Я-то и вообще никогда не мог избавиться от страха. Но понимаю, о чем говорил этот фотограф.
Если вы удачливый писатель и рано добились успеха, как случилось у меня со “Шпионом, пришедшим с холода”, вся оставшаяся жизнь разделится на до и после – до и после грехопадения. Обращаешься к книгам, написанным до того, как луч прожектора выхватил тебя из темноты, и они выглядят невинными творениями, а книги, написанные после, в минуту уныния кажутся попыткой подсудимого оправдаться. “Слишком старался!” – восклицают критики. Никогда не думал, что стараюсь слишком. Рассуждал так: раз добился успеха, то обязан делать все, на что только способен, и в общем-то делал, а уж хорошо или плохо делал – не знаю.
К тому же я люблю писать. Люблю заниматься тем, чем сейчас занимаюсь: сидеть строчить за обшарпанным письменным столом, как какой-нибудь подпольный автор, ранним майским утром, когда небо затянуто черными тучами, а дождь, пришедший с гор, заливает стекла и нет никаких причин брать зонт и тащиться на станцию, ведь международная “Нью-Йорк таймс” придет только к обеду.
Люблю писать на ходу, в блокноте во время прогулки, в поезде, в кафе, а после поспешно нести свои трофеи домой и выбирать из них лучшие. Когда бываю в Хэмпстеде, прихожу на Пустошь, к своей любимой скамейке, приткнувшейся под раскидистым деревом, поодаль от остальных, сажусь на нее и строчу. Всегда пишу только от руки. Быть может, есть в этом высокомерие, но я предпочитаю следовать многовековой традиции немашинного письма. Во мне погиб художник-график, которому доставляет истинное удовольствие выводить слова.
Больше всего в этом занятии – писать тексты – мне нравится его сокровенность, поэтому я не участвую в литературных фестивалях и стараюсь по возможности не давать интервью, даже если факты говорят об обратном. Иногда, обычно по ночам, я думаю, что лучше бы вообще никогда не давал интервью. Сначала выдумываешь что-то про себя, потом начинаешь верить собственным выдумкам. А это не имеет никакого отношения к самопознанию.

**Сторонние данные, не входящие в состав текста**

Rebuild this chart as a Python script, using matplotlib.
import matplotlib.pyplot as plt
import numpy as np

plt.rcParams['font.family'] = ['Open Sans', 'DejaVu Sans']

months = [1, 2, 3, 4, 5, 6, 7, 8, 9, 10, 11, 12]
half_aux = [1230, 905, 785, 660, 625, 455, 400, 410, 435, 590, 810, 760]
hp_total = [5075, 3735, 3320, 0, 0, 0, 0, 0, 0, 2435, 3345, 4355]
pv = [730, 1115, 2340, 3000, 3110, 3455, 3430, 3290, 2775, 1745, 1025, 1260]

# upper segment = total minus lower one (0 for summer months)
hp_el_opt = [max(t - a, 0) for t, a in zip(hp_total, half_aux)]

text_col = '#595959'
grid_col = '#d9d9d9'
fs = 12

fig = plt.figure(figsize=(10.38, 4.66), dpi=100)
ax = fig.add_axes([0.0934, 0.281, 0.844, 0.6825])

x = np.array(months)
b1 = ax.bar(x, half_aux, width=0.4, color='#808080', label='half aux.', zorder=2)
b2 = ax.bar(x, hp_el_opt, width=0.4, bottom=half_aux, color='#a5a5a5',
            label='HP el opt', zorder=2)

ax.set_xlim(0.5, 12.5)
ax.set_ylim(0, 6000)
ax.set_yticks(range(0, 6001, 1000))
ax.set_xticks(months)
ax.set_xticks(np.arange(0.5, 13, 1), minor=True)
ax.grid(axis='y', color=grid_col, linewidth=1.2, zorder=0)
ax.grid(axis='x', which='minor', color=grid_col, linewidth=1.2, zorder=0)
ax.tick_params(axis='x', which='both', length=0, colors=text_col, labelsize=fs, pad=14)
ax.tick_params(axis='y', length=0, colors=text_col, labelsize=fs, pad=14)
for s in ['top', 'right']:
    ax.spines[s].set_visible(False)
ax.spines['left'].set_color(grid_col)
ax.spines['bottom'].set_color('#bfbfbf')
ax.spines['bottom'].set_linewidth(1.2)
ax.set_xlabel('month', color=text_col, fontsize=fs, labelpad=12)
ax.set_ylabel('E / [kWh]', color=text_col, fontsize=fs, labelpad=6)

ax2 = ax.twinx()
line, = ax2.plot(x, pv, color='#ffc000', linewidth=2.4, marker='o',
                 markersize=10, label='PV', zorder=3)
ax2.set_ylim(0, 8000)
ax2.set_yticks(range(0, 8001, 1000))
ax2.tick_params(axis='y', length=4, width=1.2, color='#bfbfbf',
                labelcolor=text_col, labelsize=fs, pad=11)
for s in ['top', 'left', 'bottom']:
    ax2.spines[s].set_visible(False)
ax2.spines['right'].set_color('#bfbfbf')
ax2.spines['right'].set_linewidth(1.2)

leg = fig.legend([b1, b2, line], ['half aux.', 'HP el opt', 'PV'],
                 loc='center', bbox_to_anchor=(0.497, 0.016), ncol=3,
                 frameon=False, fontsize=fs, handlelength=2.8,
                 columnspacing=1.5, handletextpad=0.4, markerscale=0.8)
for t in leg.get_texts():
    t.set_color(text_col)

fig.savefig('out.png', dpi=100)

Когда еду куда-нибудь в поисках материала, чувствую себя более-менее защищенным, ведь настоящее имя у меня другое. Могу поселиться в отеле под этим именем и не беспокоиться, узнают его или нет, а если нет, не беспокоиться, отчего не узнали. Когда я вынужден признаваться, что не просто так расспрашиваю их о жизни, а в общем-то выуживаю информацию, люди реагируют по-разному. Один и словечка мне больше не скажет, другой сразу произведет в начальники секретной службы, а начнешь возражать – я, мол, всегда был лишь простейшей формой засекреченной жизни, – ответит, что так ведь мне и следует говорить. И продолжит потчевать меня конфиденциальной информацией – которой я не прошу, не смогу использовать да и не запомню, – ошибочно предполагая, что я передам ее Известно Кому. Пару случаев, когда мне пришлось столкнуться с такой трагикомической дилеммой, я описал.
Но большинство несчастных, которых я донимал подобными разговорами последние пятьдесят лет – а среди них менеджеры среднего звена фармацевтической индустрии и банкиры, наемники и шпионы всех мастей, – относились ко мне терпеливо и великодушно. Самыми великодушными оказались военные репортеры и иностранные корреспонденты, которые брали писателя-паразита под свое крыло, отдавая должное смелости, вовсе ему не свойственной, и позволяли ходить за ними по пятам.
Ума не приложу, как бы я совершал вылазки в Юго-Восточную Азию и на Ближний Восток без совета и дружеского плеча Дэвида Гринуэя, весьма заслуженного корреспондента “Тайм”, “Вашингтон пост” и “Бостон глоб” в Юго-Восточной Азии. Ни одному робкому новичку, наверное, не удавалось дотянуться до такой звезды, да еще найти в ней преданного друга. Снежным утром 1975-го Дэвид сидел за завтраком здесь, в моем шале, наслаждался короткой передышкой вдали от передовой, и тут ему позвонили из вашингтонской редакции и сообщили, что осажденный Пномпень вот-вот возьмут красные кхмеры. Дороги из нашей деревни в долину нет, отсюда ходит только маленький поезд, с которого можно пересесть на поезд побольше, а с того – на другой, еще больше, и этот последний уже довезет вас до аэропорта Цюриха. Дэвид моментально сменил альпийский наряд на поношенный костюм военкора – хаки и старые замшевые туфли, поцеловал на прощание свою жену и дочерей и помчался вниз с холма к станции. А я с его паспортом помчался следом.